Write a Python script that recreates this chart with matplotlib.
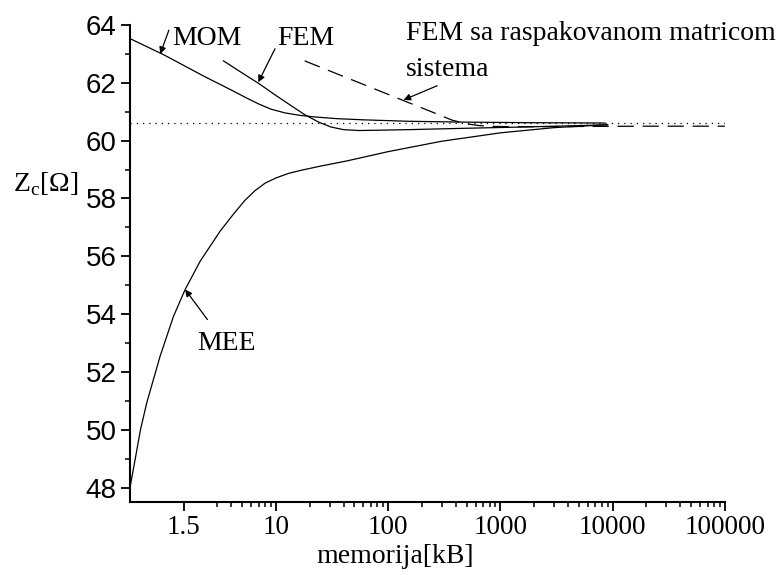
import matplotlib
matplotlib.use('Agg')
import matplotlib.pyplot as plt
from matplotlib.ticker import NullFormatter

# memorija [kB] -> Zc [Ohm], procitano sa slike
mom_x = [0.5, 1.0, 2.3, 4.0, 5.5, 7.0, 9.0, 12, 16, 22, 35, 60, 150, 500, 2000, 8500]
mom_y = [63.53, 62.97, 62.22, 61.75, 61.47, 61.27, 61.09, 60.96, 60.88, 60.82, 60.76, 60.72, 60.67, 60.64, 60.62, 60.61]

fem_x = [3.4, 5, 7, 10, 14, 18, 24, 31, 40, 55, 80, 150, 400, 1500, 5000, 9000]
fem_y = [62.76, 62.34, 61.98, 61.56, 61.18, 60.90, 60.64, 60.47, 60.38, 60.35, 60.36, 60.38, 60.42, 60.47, 60.52, 60.55]

# FEM sa raspakovanom matricom sistema
femr_x = [18, 40, 80, 140, 250, 370, 500, 650, 900, 1500, 5000, 20000, 100000]
femr_y = [62.76, 62.22, 61.75, 61.37, 60.98, 60.71, 60.58, 60.52, 60.49, 60.48, 60.49, 60.5, 60.5]

mee_x = [0.5, 0.555, 0.62, 0.705, 0.927, 1.22, 1.55, 2.11, 3.18, 4.2, 5.3, 6.5, 8, 10, 13, 17, 25, 43, 100, 300, 1000, 3000, 9000]
mee_y = [48.0, 48.96, 50.0, 50.93, 52.54, 53.92, 54.85, 55.83, 56.87, 57.47, 57.94, 58.27, 58.53, 58.71, 58.87, 58.98, 59.12, 59.3, 59.62, 59.98, 60.27, 60.45, 60.55]

zc_tacno = 60.6

xticks = [1.5, 10, 100, 1000, 10000, 100000]
xtick_labels = ['1.5', '10', '100', '1000', '10000', '100000']
yticks = [48, 50, 52, 54, 56, 58, 60, 62, 64]

serif = 'Liberation Serif'
sans = 'Liberation Sans'
plt.rcParams['mathtext.fontset'] = 'custom'
plt.rcParams['mathtext.rm'] = serif

fig = plt.figure(figsize=(7.77, 5.75), dpi=100)
ax = fig.add_axes([0.1673, 0.127, 0.7657, 0.8295])

ax.plot(mom_x, mom_y, color='k', lw=0.9)
ax.plot(fem_x, fem_y, color='k', lw=0.9)
ax.plot(femr_x, femr_y, color='k', lw=0.9, dashes=(13, 7))
ax.plot(mee_x, mee_y, color='k', lw=0.9)
ax.axhline(zc_tacno, color='k', lw=0.9, dashes=(1, 4))

ax.set_xscale('log')
ax.set_xlim(0.5, 1e5)
ax.set_ylim(47.5, 64)
ax.set_xticks(xticks)
ax.set_xticklabels(xtick_labels, fontfamily=serif, fontsize=19.5)
minor = [m * 10 ** k for k in range(0, 5) for m in range(2, 10) if m * 10 ** k > 2]
ax.set_xticks(minor, minor=True)
ax.xaxis.set_minor_formatter(NullFormatter())
ax.set_yticks(yticks)
ax.set_yticklabels([str(v) for v in yticks], fontfamily=sans, fontsize=20)
ax.set_yticks(range(49, 64, 2), minor=True)

for s in ['top', 'right']:
    ax.spines[s].set_visible(False)
for s in ['left', 'bottom']:
    ax.spines[s].set_linewidth(1.5)
ax.tick_params(which='major', direction='out', length=6.5, width=1.3, pad=3)
ax.tick_params(which='minor', direction='out', length=3.6, width=1.1)

# oznake krivih
txt = dict(fontfamily=serif, fontsize=20, va='baseline')
ax.text(1.18, 63.3, 'MOM', **txt)
ax.text(10.3, 63.3, 'FEM', **txt)
ax.text(143, 63.47, 'FEM sa raspakovanom matricom', **txt)
ax.text(143, 62.24, 'sistema', **txt)
ax.text(1.97, 52.75, 'MEE', **txt)

arr = dict(arrowstyle='-|>', color='k', lw=0.9, mutation_scale=10, shrinkA=0, shrinkB=0)
ax.annotate('', xy=(0.93, 63.0), xytext=(1.11, 63.82), arrowprops=arr)
ax.annotate('', xy=(6.95, 62.02), xytext=(9.8, 63.18), arrowprops=arr)
ax.annotate('', xy=(137, 61.41), xytext=(273, 61.9), arrowprops=arr)
ax.annotate('', xy=(1.55, 54.85), xytext=(2.45, 53.81), arrowprops=arr)

fig.text(395 / 777, 1 - 563 / 575, 'memorija[kB]', ha='center', va='baseline',
         fontfamily=serif, fontsize=20)
fig.text(13 / 777, 1 - 191 / 575, r'Z$_\mathrm{c}$[Ω]', ha='left', va='baseline',
         fontfamily=serif, fontsize=20)

fig.savefig('out.png', dpi=100)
-=-=-=-=-
Repeat only the lines from the beginning of the material through the line containing "60.64, 60.62, 60.61]", both ends kept, leaving pictures out.

RESULT =>
Write a Python script that recreates this chart with matplotlib.
import matplotlib
matplotlib.use('Agg')
import matplotlib.pyplot as plt
from matplotlib.ticker import NullFormatter

# memorija [kB] -> Zc [Ohm], procitano sa slike
mom_x = [0.5, 1.0, 2.3, 4.0, 5.5, 7.0, 9.0, 12, 16, 22, 35, 60, 150, 500, 2000, 8500]
mom_y = [63.53, 62.97, 62.22, 61.75, 61.47, 61.27, 61.09, 60.96, 60.88, 60.82, 60.76, 60.72, 60.67, 60.64, 60.62, 60.61]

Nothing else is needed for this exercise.